Jack Kerouac's friends seem like an interesting group. You have criminals and creators, anarchists and architects. Although I'm not sure, I'm guessing that Jack will end up siding with the more dangerous group. I think that he will be drawn to them, since they have what he thinks he lacks. He seems like someone who is not a leader, but a follower. His personality now ddoesn't allow him to be adventurous. He went out west with the knowledge that his friends were already out there, and at the urging of his aunt. Even though he is like this now, I think that he'll become more and more like them as he follows that group and not the other. One does not truly know his or her identity until they have to show it to someone, the way the only way to really know a subject is to have to teach it. I think that, after a while with the group, he won't be the follower anymore, but there will be a new guy who will follow. When this happens, I think that Kerouac will find himself with a stronger sense of identity. Through this story, I think that Jack will find his identity shaped by his friends, then solidified, but he will always be reexamining who he is in his surroundings and in his words. 

Monday, May 4, 2009

On the Road, Jack Kerouac. Cycle 23 Reading Response, pages 1-35

This story starts with the protagonist talking about one of the guys in his group of friends in New York, Dean Moriarty.
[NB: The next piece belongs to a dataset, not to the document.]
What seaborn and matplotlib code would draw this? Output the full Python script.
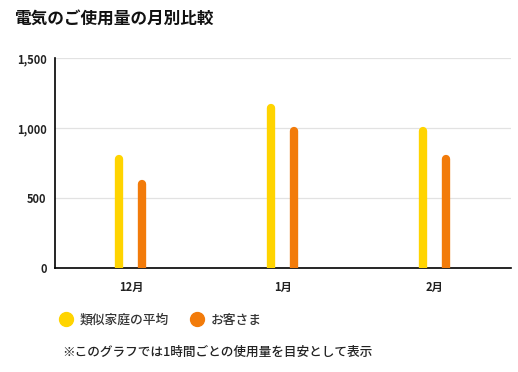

His life in New York was filled with his friends, either intellectuals or criminals, who made life exciting by spontaneously traveling across the country. In July 1947, the protagonist, which, since this is for the most part autobiographical, is the author, Jack Kerouac but is referred to as Sal, decides to go to the West Coast. He heads west as a bus rider and as a hitchhiker. He ends up in Denver, where all of his friends are.

jalopy: "...his parents were passing through Salt Lake City in 1926, in a jalopy, on their way to Los Angeles." (p. 1) noun, an old and dilapidated car
dichotomy: " '...but the thing that I want is the realization of those factors that should one depend on Schopenhauer's dichotomy for any inwardly realized...' " (p. 3) noun, a division or contrast between two things that are or are represented as being opposed or entirely different
phosphorescent: "As we rode in the bus in the weird phosphorescent void of the Lincoln Tunnel..." (p. 4) adj, having the quality of light emitted by a substance without combustion or perceptible heat
lout: "Their energies met head-on, and I was a lout compared..." (p. 5) noun, an uncouth or aggressive man or boy
benzedrine: "....Jane wandering on Times Square in a benzedrine hallucination..." (p. 5) noun, a type of hallucinogentic drug
bevies: "There were the most beautiful bevies of girls everywhere I looked..." (p. 15) noun, large groups of people or things of a particular kind
alackaday: "Well, alackaday, I kissed the shirt good-by..." (p. 21) exclamation, an expression of regret or dismay
sardonic: "Montana Slim spoke to them occasionally with a sardonic and insinuating smile." (p. 23) adj, grimly mocking or cynical
rawboned: "In my earlier days Id been to sea with a tall rawboned fellow from Louisiana..." (p. 26) adj, having a bony or gaunt physique
tarpaulin: "...the best thing to do now was for all of us to bundle up under the big tarpaulin or we'd freeze." (p. 29) noun, a heavy-duty waterproof cloth

Jack Kerouac's novel "On the Road" is a partially autobiographical story of trips that he took in his youth. In the novel, Sal Paradise is Jack Kerouac. He is living in New York and writing. Language is intertwined in the story. At its center is the desire to experience more. Sal said that his friendship with Dean Moriarty was giving him experiences he can write about. The way he talks about his friends, especially Dean, it seems like he is unsure about who he is and who he wants to be. His language that describes Dean is admiring and more specific than that of an acquaintance would be. It shows his admiration of Dean, which affects the things he does and who he is. On the road to Denver, he hears people speak from all over the country. Their different accents and words capture their hometown and show who they are. For example, a hobo and the youth that travels with him are basically the same in appearance, but contrast in their language. The hobo is eager to converse with Sal and share stories of the road, while the younger hobo is reluctant to talk to anyone. The language used to describe and used by the characters help to differentiate them from others and provide them with their own identity. On the road, I think that Sal will grow and discover more about himself through his experiences. The question is, how will he convey it in the language of his writing?